■ **What you need to do**: Repeat the material below word for word and leave out all pictures.

■ **Given data**:
--------

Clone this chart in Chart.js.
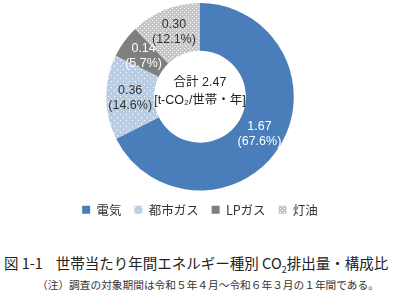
<!DOCTYPE html>
<html>
<head>
<meta charset="utf-8">
<script src="https://cdn.jsdelivr.net/npm/chart.js@4"></script>
<style>
  body { margin: 0; background: #fff; width: 400px; height: 305px; overflow: hidden; font-family: "Noto Sans CJK JP", sans-serif; }
  .chart-box { position: absolute; left: 0; top: 0; width: 400px; height: 230px; }
  .fig-title { position: absolute; left: 4px; top: 252px; font-size: 14.5px; color: #222; white-space: nowrap; letter-spacing: 0px; }
  .fig-note { position: absolute; left: 37px; top: 277px; font-size: 10.7px; color: #333; white-space: nowrap; }
</style>
</head>
<body>
<div class="chart-box"><canvas id="co2Chart"></canvas></div>
<div class="fig-title">図 1-1&nbsp;&nbsp;&nbsp; 世帯当たり年間エネルギー種別 CO<sub style="font-size:9px">2</sub>排出量・構成比</div>
<div class="fig-note">（注）調査の対象期間は令和５年４月～令和６年３月の１年間である。</div>
<script>
const categories = ["電気", "都市ガス", "LPガス", "灯油"];
const emissions = [1.67, 0.36, 0.14, 0.30];
const shares = [67.6, 14.6, 5.7, 12.1];
const totalLabel = ["合計 2.47", "[t-CO₂/世帯・年]"];

// dotted fill like the original office chart
const makeDots = (base, dot, step) => {
  const c = document.createElement("canvas");
  c.width = step; c.height = step;
  const g = c.getContext("2d");
  g.fillStyle = base;
  g.fillRect(0, 0, step, step);
  g.fillStyle = dot;
  g.fillRect(0, 0, 1, 1);
  g.fillRect(step / 2, step / 2, 1, 1);
  return g.createPattern(c, "repeat");
};

const colors = [
  "#4a7ebb",
  makeDots("#b9cde5", "#ffffff", 6),
  "#7f7f7f",
  makeDots("#c6c6c6", "#ffffff", 4)
];
const labelColors = ["#ffffff", "#333333", "#ffffff", "#333333"];

const sliceLabels = {
  id: "sliceLabels",
  afterDatasetsDraw(chart) {
    const ctx = chart.ctx;
    const meta = chart.getDatasetMeta(0);
    ctx.save();
    ctx.font = "12.5px 'Liberation Sans', sans-serif";
    ctx.textAlign = "center";
    ctx.textBaseline = "middle";
    meta.data.forEach((arc, i) => {
      const p = arc.tooltipPosition();
      ctx.fillStyle = labelColors[i];
      ctx.fillText(emissions[i].toFixed(2), p.x, p.y - 7);
      ctx.fillText("(" + shares[i].toFixed(1) + "%)", p.x, p.y + 8);
    });
    const a = meta.data[0];
    ctx.fillStyle = "#222";
    ctx.font = "12.5px 'Liberation Sans', 'Noto Sans CJK JP', sans-serif";
    ctx.fillText(totalLabel[0], a.x, a.y - 14);
    ctx.fillText(totalLabel[1], a.x, a.y + 4);
    ctx.restore();
  }
};

new Chart(document.getElementById("co2Chart"), {
  type: "doughnut",
  data: {
    labels: categories,
    datasets: [{
      data: emissions,
      backgroundColor: colors,
      borderWidth: 0
    }]
  },
  options: {
    responsive: true,
    maintainAspectRatio: false,
    animation: false,
    cutout: "49%",
    layout: { padding: { top: 3, bottom: 4 } },
    plugins: {
      legend: {
        position: "bottom",
        labels: {
          boxWidth: 8,
          boxHeight: 8,
          padding: 13,
          color: "#333",
          font: { size: 12.5, family: "'Noto Sans CJK JP', sans-serif" }
        }
      },
      tooltip: { enabled: false }
    }
  },
  plugins: [sliceLabels]
});
</script>
</body>
</html>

--------

■ **The solution**:
Clone this chart in Chart.js.
<!DOCTYPE html>
<html>
<head>
<meta charset="utf-8">
<script src="https://cdn.jsdelivr.net/npm/chart.js@4"></script>
<style>
  body { margin: 0; background: #fff; width: 400px; height: 305px; overflow: hidden; font-family: "Noto Sans CJK JP", sans-serif; }
  .chart-box { position: absolute; left: 0; top: 0; width: 400px; height: 230px; }
  .fig-title { position: absolute; left: 4px; top: 252px; font-size: 14.5px; color: #222; white-space: nowrap; letter-spacing: 0px; }
  .fig-note { position: absolute; left: 37px; top: 277px; font-size: 10.7px; color: #333; white-space: nowrap; }
</style>
</head>
<body>
<div class="chart-box"><canvas id="co2Chart"></canvas></div>
<div class="fig-title">図 1-1&nbsp;&nbsp;&nbsp; 世帯当たり年間エネルギー種別 CO<sub style="font-size:9px">2</sub>排出量・構成比</div>
<div class="fig-note">（注）調査の対象期間は令和５年４月～令和６年３月の１年間である。</div>
<script>
const categories = ["電気", "都市ガス", "LPガス", "灯油"];
const emissions = [1.67, 0.36, 0.14, 0.30];
const shares = [67.6, 14.6, 5.7, 12.1];
const totalLabel = ["合計 2.47", "[t-CO₂/世帯・年]"];

// dotted fill like the original office chart
const makeDots = (base, dot, step) => {
  const c = document.createElement("canvas");
  c.width = step; c.height = step;
  const g = c.getContext("2d");
  g.fillStyle = base;
  g.fillRect(0, 0, step, step);
  g.fillStyle = dot;
  g.fillRect(0, 0, 1, 1);
  g.fillRect(step / 2, step / 2, 1, 1);
  return g.createPattern(c, "repeat");
};

const colors = [
  "#4a7ebb",
  makeDots("#b9cde5", "#ffffff", 6),
  "#7f7f7f",
  makeDots("#c6c6c6", "#ffffff", 4)
];
const labelColors = ["#ffffff", "#333333", "#ffffff", "#333333"];

const sliceLabels = {
  id: "sliceLabels",
  afterDatasetsDraw(chart) {
    const ctx = chart.ctx;
    const meta = chart.getDatasetMeta(0);
    ctx.save();
    ctx.font = "12.5px 'Liberation Sans', sans-serif";
    ctx.textAlign = "center";
    ctx.textBaseline = "middle";
    meta.data.forEach((arc, i) => {
      const p = arc.tooltipPosition();
      ctx.fillStyle = labelColors[i];
      ctx.fillText(emissions[i].toFixed(2), p.x, p.y - 7);
      ctx.fillText("(" + shares[i].toFixed(1) + "%)", p.x, p.y + 8);
    });
    const a = meta.data[0];
    ctx.fillStyle = "#222";
    ctx.font = "12.5px 'Liberation Sans', 'Noto Sans CJK JP', sans-serif";
    ctx.fillText(totalLabel[0], a.x, a.y - 14);
    ctx.fillText(totalLabel[1], a.x, a.y + 4);
    ctx.restore();
  }
};

new Chart(document.getElementById("co2Chart"), {
  type: "doughnut",
  data: {
    labels: categories,
    datasets: [{
      data: emissions,
      backgroundColor: colors,
      borderWidth: 0
    }]
  },
  options: {
    responsive: true,
    maintainAspectRatio: false,
    animation: false,
    cutout: "49%",
    layout: { padding: { top: 3, bottom: 4 } },
    plugins: {
      legend: {
        position: "bottom",
        labels: {
          boxWidth: 8,
          boxHeight: 8,
          padding: 13,
          color: "#333",
          font: { size: 12.5, family: "'Noto Sans CJK JP', sans-serif" }
        }
      },
      tooltip: { enabled: false }
    }
  },
  plugins: [sliceLabels]
});
</script>
</body>
</html>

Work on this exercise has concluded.